◆ Exercise task:
Copy out every record below exactly as written, but leave out any pictures.

* Begin Recorded information *

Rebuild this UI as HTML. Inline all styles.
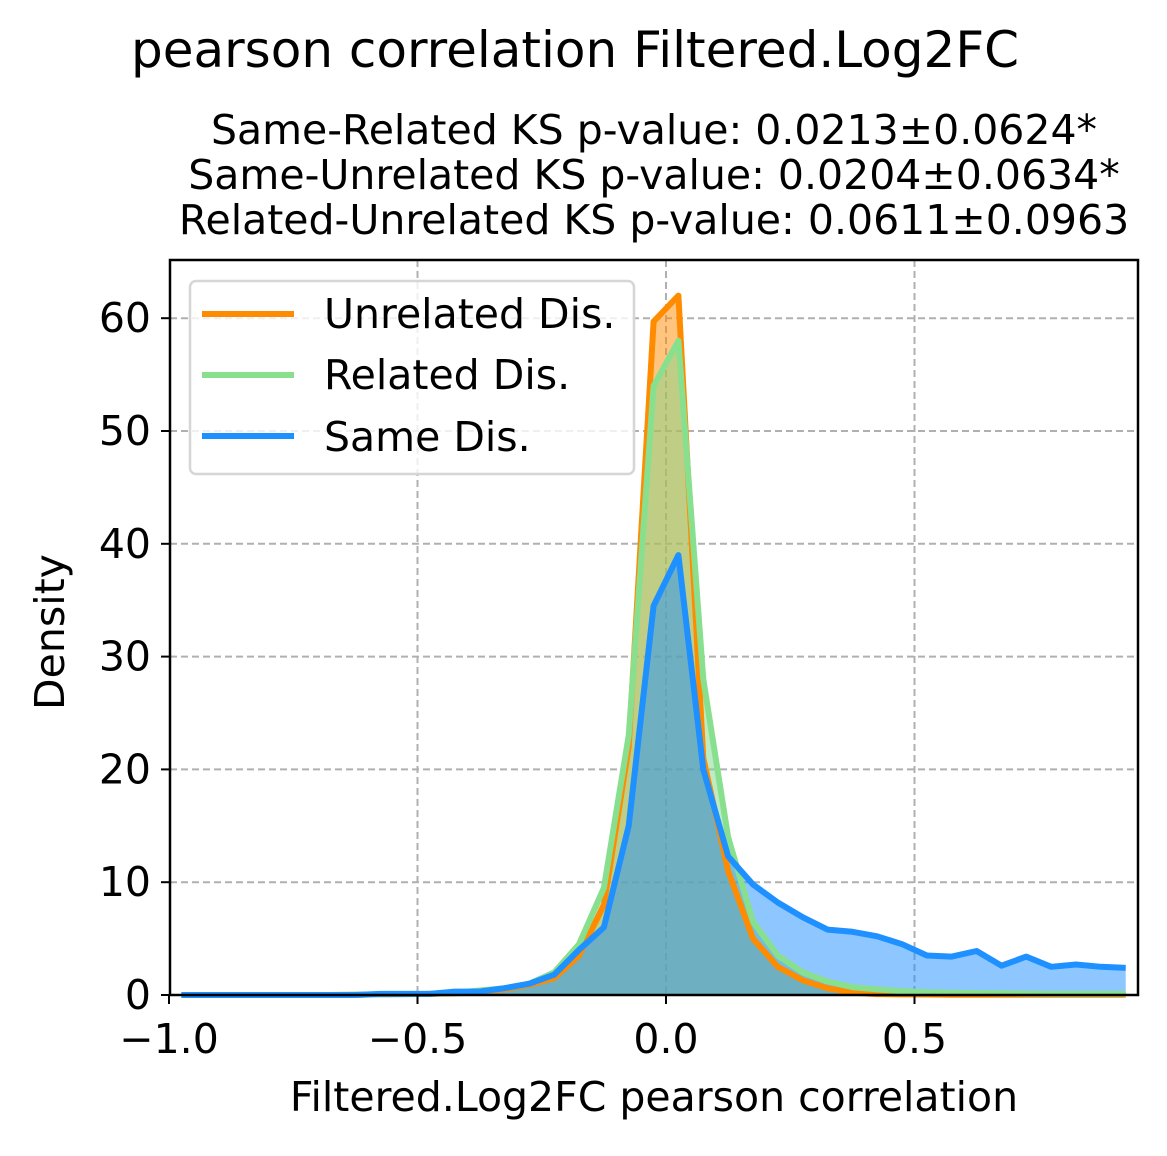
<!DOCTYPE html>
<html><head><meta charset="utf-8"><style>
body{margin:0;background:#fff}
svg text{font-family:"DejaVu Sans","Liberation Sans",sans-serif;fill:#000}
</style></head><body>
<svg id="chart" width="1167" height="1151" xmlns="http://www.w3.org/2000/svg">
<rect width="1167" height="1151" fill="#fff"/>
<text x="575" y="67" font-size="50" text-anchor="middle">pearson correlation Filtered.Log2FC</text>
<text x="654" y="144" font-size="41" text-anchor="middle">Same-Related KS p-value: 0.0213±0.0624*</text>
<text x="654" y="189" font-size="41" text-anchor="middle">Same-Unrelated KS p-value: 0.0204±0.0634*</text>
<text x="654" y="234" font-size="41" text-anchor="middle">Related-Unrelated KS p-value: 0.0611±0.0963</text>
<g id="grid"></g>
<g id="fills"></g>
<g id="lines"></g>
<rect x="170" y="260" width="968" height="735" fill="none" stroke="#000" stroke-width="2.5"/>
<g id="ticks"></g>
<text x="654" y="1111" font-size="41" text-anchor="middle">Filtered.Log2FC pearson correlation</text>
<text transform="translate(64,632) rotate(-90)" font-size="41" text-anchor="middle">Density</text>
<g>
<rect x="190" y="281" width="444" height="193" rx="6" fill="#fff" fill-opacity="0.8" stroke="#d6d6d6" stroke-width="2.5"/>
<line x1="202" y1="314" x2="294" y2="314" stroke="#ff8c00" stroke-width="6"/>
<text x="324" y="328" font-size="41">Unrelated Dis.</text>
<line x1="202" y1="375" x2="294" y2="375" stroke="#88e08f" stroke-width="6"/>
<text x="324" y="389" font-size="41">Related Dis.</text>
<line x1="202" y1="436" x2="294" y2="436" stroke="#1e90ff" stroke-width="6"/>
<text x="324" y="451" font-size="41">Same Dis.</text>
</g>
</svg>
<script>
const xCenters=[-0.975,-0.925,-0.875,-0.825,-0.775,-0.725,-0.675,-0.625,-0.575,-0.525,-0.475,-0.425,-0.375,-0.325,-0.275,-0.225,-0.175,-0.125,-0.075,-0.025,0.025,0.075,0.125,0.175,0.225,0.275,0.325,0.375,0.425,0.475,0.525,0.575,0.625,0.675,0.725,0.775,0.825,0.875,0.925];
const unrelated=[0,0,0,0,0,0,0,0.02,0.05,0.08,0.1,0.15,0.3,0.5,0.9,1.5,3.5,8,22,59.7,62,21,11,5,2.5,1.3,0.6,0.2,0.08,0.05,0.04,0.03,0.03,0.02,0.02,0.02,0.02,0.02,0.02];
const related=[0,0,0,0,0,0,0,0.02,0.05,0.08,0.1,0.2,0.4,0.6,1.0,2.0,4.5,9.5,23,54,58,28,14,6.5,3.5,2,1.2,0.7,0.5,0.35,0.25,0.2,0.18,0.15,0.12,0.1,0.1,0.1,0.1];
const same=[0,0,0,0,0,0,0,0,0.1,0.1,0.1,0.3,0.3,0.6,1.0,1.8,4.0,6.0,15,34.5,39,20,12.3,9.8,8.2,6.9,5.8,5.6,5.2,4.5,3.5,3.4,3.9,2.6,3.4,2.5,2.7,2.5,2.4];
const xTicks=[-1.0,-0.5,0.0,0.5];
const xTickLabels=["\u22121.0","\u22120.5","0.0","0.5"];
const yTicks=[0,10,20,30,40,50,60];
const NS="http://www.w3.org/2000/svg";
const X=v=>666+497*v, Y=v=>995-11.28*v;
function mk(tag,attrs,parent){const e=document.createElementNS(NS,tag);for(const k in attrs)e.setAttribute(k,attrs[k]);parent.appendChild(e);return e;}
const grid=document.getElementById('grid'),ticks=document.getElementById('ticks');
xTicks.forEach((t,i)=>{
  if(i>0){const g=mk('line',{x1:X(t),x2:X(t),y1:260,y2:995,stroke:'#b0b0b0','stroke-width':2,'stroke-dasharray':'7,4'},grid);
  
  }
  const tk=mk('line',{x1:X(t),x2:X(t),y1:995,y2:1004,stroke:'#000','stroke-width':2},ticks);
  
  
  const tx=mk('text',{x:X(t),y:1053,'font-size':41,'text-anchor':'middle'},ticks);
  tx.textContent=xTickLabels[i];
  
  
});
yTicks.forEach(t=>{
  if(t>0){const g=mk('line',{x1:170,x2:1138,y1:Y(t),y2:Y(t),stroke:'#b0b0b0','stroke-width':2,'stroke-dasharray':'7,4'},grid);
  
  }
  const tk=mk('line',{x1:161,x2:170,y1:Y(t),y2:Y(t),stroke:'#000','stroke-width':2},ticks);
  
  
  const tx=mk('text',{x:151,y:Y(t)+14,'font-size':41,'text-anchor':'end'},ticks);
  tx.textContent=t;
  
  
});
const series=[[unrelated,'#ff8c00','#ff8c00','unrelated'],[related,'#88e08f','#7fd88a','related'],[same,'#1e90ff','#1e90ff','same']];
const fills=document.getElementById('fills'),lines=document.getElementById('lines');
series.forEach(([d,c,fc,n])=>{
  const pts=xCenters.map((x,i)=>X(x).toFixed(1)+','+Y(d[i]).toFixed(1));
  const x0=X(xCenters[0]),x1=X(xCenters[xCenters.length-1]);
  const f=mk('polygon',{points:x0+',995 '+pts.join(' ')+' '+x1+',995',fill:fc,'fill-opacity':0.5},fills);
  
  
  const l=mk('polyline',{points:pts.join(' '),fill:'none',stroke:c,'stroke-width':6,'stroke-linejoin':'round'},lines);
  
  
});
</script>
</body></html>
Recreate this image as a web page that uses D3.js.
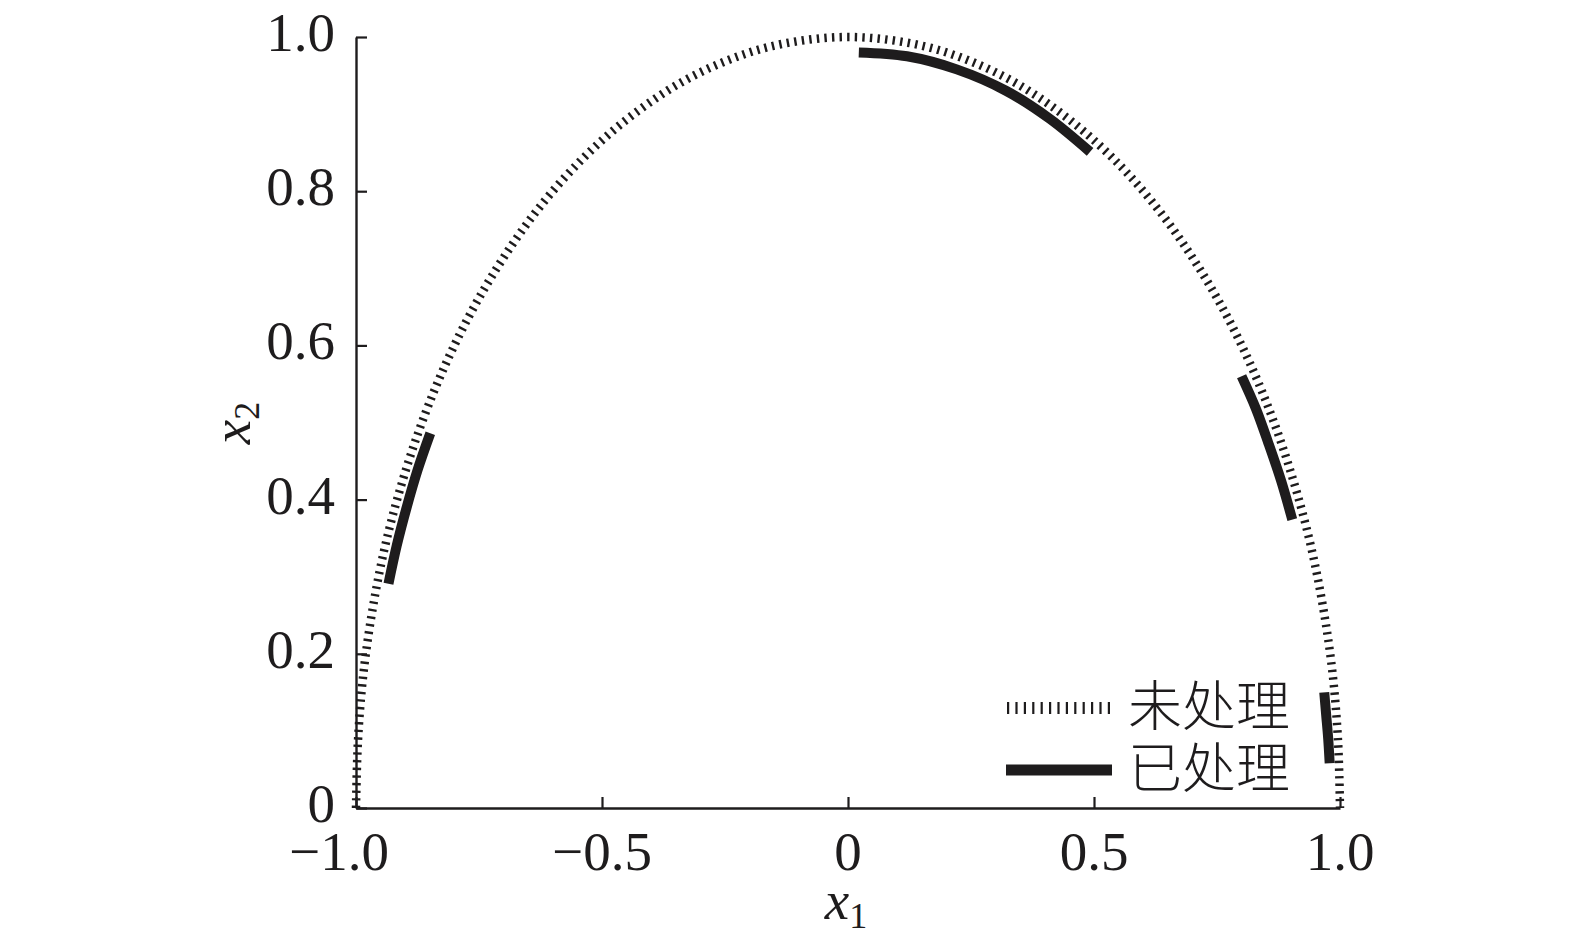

* End Recorded information *

◆ Complete answer:
Rebuild this UI as HTML. Inline all styles.
<!DOCTYPE html>
<html><head><meta charset="utf-8"><style>
body{margin:0;background:#fff}
svg text{font-family:"DejaVu Sans","Liberation Sans",sans-serif;fill:#000}
</style></head><body>
<svg id="chart" width="1167" height="1151" xmlns="http://www.w3.org/2000/svg">
<rect width="1167" height="1151" fill="#fff"/>
<text x="575" y="67" font-size="50" text-anchor="middle">pearson correlation Filtered.Log2FC</text>
<text x="654" y="144" font-size="41" text-anchor="middle">Same-Related KS p-value: 0.0213±0.0624*</text>
<text x="654" y="189" font-size="41" text-anchor="middle">Same-Unrelated KS p-value: 0.0204±0.0634*</text>
<text x="654" y="234" font-size="41" text-anchor="middle">Related-Unrelated KS p-value: 0.0611±0.0963</text>
<g id="grid"></g>
<g id="fills"></g>
<g id="lines"></g>
<rect x="170" y="260" width="968" height="735" fill="none" stroke="#000" stroke-width="2.5"/>
<g id="ticks"></g>
<text x="654" y="1111" font-size="41" text-anchor="middle">Filtered.Log2FC pearson correlation</text>
<text transform="translate(64,632) rotate(-90)" font-size="41" text-anchor="middle">Density</text>
<g>
<rect x="190" y="281" width="444" height="193" rx="6" fill="#fff" fill-opacity="0.8" stroke="#d6d6d6" stroke-width="2.5"/>
<line x1="202" y1="314" x2="294" y2="314" stroke="#ff8c00" stroke-width="6"/>
<text x="324" y="328" font-size="41">Unrelated Dis.</text>
<line x1="202" y1="375" x2="294" y2="375" stroke="#88e08f" stroke-width="6"/>
<text x="324" y="389" font-size="41">Related Dis.</text>
<line x1="202" y1="436" x2="294" y2="436" stroke="#1e90ff" stroke-width="6"/>
<text x="324" y="451" font-size="41">Same Dis.</text>
</g>
</svg>
<script>
const xCenters=[-0.975,-0.925,-0.875,-0.825,-0.775,-0.725,-0.675,-0.625,-0.575,-0.525,-0.475,-0.425,-0.375,-0.325,-0.275,-0.225,-0.175,-0.125,-0.075,-0.025,0.025,0.075,0.125,0.175,0.225,0.275,0.325,0.375,0.425,0.475,0.525,0.575,0.625,0.675,0.725,0.775,0.825,0.875,0.925];
const unrelated=[0,0,0,0,0,0,0,0.02,0.05,0.08,0.1,0.15,0.3,0.5,0.9,1.5,3.5,8,22,59.7,62,21,11,5,2.5,1.3,0.6,0.2,0.08,0.05,0.04,0.03,0.03,0.02,0.02,0.02,0.02,0.02,0.02];
const related=[0,0,0,0,0,0,0,0.02,0.05,0.08,0.1,0.2,0.4,0.6,1.0,2.0,4.5,9.5,23,54,58,28,14,6.5,3.5,2,1.2,0.7,0.5,0.35,0.25,0.2,0.18,0.15,0.12,0.1,0.1,0.1,0.1];
const same=[0,0,0,0,0,0,0,0,0.1,0.1,0.1,0.3,0.3,0.6,1.0,1.8,4.0,6.0,15,34.5,39,20,12.3,9.8,8.2,6.9,5.8,5.6,5.2,4.5,3.5,3.4,3.9,2.6,3.4,2.5,2.7,2.5,2.4];
const xTicks=[-1.0,-0.5,0.0,0.5];
const xTickLabels=["\u22121.0","\u22120.5","0.0","0.5"];
const yTicks=[0,10,20,30,40,50,60];
const NS="http://www.w3.org/2000/svg";
const X=v=>666+497*v, Y=v=>995-11.28*v;
function mk(tag,attrs,parent){const e=document.createElementNS(NS,tag);for(const k in attrs)e.setAttribute(k,attrs[k]);parent.appendChild(e);return e;}
const grid=document.getElementById('grid'),ticks=document.getElementById('ticks');
xTicks.forEach((t,i)=>{
  if(i>0){const g=mk('line',{x1:X(t),x2:X(t),y1:260,y2:995,stroke:'#b0b0b0','stroke-width':2,'stroke-dasharray':'7,4'},grid);
  
  }
  const tk=mk('line',{x1:X(t),x2:X(t),y1:995,y2:1004,stroke:'#000','stroke-width':2},ticks);
  
  
  const tx=mk('text',{x:X(t),y:1053,'font-size':41,'text-anchor':'middle'},ticks);
  tx.textContent=xTickLabels[i];
  
  
});
yTicks.forEach(t=>{
  if(t>0){const g=mk('line',{x1:170,x2:1138,y1:Y(t),y2:Y(t),stroke:'#b0b0b0','stroke-width':2,'stroke-dasharray':'7,4'},grid);
  
  }
  const tk=mk('line',{x1:161,x2:170,y1:Y(t),y2:Y(t),stroke:'#000','stroke-width':2},ticks);
  
  
  const tx=mk('text',{x:151,y:Y(t)+14,'font-size':41,'text-anchor':'end'},ticks);
  tx.textContent=t;
  
  
});
const series=[[unrelated,'#ff8c00','#ff8c00','unrelated'],[related,'#88e08f','#7fd88a','related'],[same,'#1e90ff','#1e90ff','same']];
const fills=document.getElementById('fills'),lines=document.getElementById('lines');
series.forEach(([d,c,fc,n])=>{
  const pts=xCenters.map((x,i)=>X(x).toFixed(1)+','+Y(d[i]).toFixed(1));
  const x0=X(xCenters[0]),x1=X(xCenters[xCenters.length-1]);
  const f=mk('polygon',{points:x0+',995 '+pts.join(' ')+' '+x1+',995',fill:fc,'fill-opacity':0.5},fills);
  
  
  const l=mk('polyline',{points:pts.join(' '),fill:'none',stroke:c,'stroke-width':6,'stroke-linejoin':'round'},lines);
  
  
});
</script>
</body></html>
Recreate this image as a web page that uses D3.js.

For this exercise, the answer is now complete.